Greetings! We are the Ananse team, a collaborative of solo and small evaluation firms. We come together from Arbor West Consulting (Jamaica), Auricle Services (Nigeria), BLE Solutions (USA), and the Institute for Peace and Development (Ghana).
As strategy evaluation partner for the Conrad N. Hilton Foundation’s Catholic Sisters Initiative (CSI), we wanted to identify an appropriate and meaningful way to learn about how Catholic sisters use networks to address issues such as human trafficking, migration, youth employment, and elderly sisters’ care. We wanted to understand why and how they create these networks, the benefits and challenges they face in working through networks, how the Hilton Foundation and others support them, and the differences they are making.
We discovered storytelling is a perfect fit.
- Storytelling is universal and a natural way for sisters to share information.
- With storytelling, narrators can own their stories—important for those who are often unseen or unheard. Storytelling allows us to make visible sisters’ work from their own perspectives.
- Storytelling’s flexibility allows for the complexity of CSI’s and their partners’ work, given their diversity across geographies, cultures, political influences, focuses, and approaches, and the dynamism of human and network relationships. Because stories have depth, they allow complexities to surface and be understood.
- Storytelling provides an opportunity to highlight sisters’ lived experiences, humanizing the data and bringing to the fore the depth and breadth of challenges and accomplishments. Stories are vivid, going beyond the recount of facts and figures. They surface memories and unearth feelings, motivations, joys, and pains from lived experiences—all critical for understanding paths toward progress.
- Storytelling is a powerful communication tool, fostering common understanding where there are diverse perspectives.
Our storytelling approach:
Preparation: We read relevant documents and dialogued with CSI, which is led by and includes sisters, to agree on our scope.
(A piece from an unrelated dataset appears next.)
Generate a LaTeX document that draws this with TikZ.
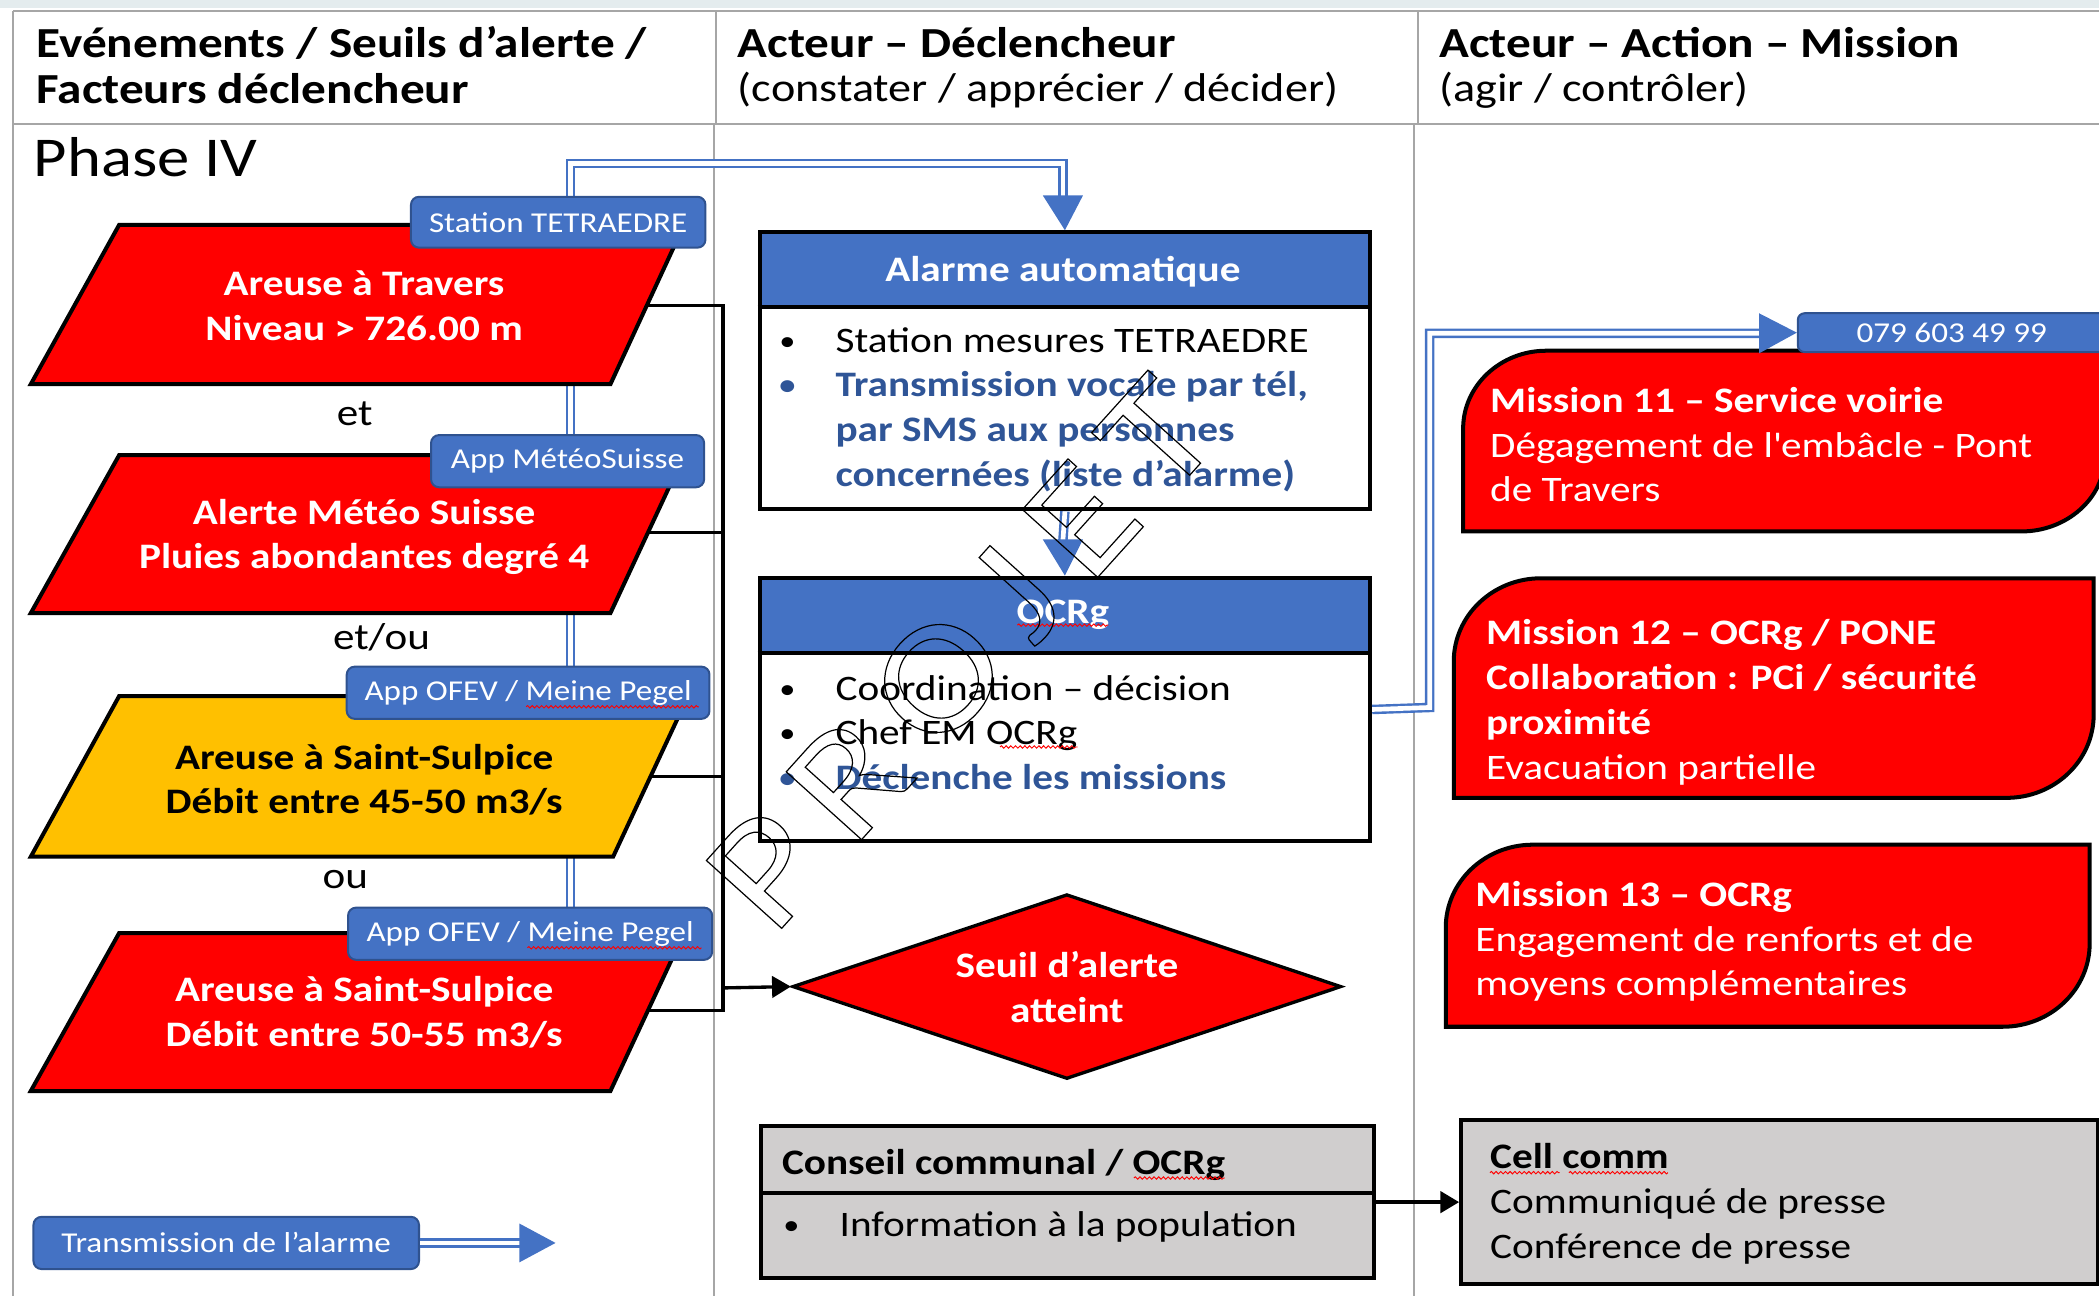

Guidance: We convened an evaluation advisory group, comprised of Catholic sisters, to guide our design and inform our analysis. This allowed us to consider sisters’ lived experiences at each step—from the design of questions to learning how best to engage with sisters to understanding the information sisters provided. The group’s expertise invariably helped set the tone for the storytelling exercise.
Implementation: We used a semi-structured interview guide—flexible enough to guide us through the bobs, weaves, and rhythms of the stories and to capture the full scope of the stories, irrespective of networks’ maturity levels.
Sensemaking: The CSI team, our evaluation advisory group, and the sisters who told us their stories helped us make sense of the stories we heard.
Lessons Learned
- Engaging with our client and an advisory committee facilitated finding a culturally relevant methodological fit.
- Maintaining ongoing client engagement helped to better understand the unique and complex nature of a client’s mandate.
- Using storytelling underscored key evaluation principles: listen to understand and always consider context.
- We recognized that stories are personal and should be handled carefully. We worked to build trust with storytellers and remained sensitive to how we entered the process, respecting organizations’ cultures and procedures.
- Among the many benefits of using a storytelling approach was hearing about the intangibles, such as the emotional effect of CSI’s support and what motivated people to do what they did. This got us to the depth of what drives change.
- While some sisters willingly talked about the ups and downs of their experiences, we had to encourage others to do the same.
- We had to be flexible with interview time, given interviewees’ enthusiasm about telling their stories.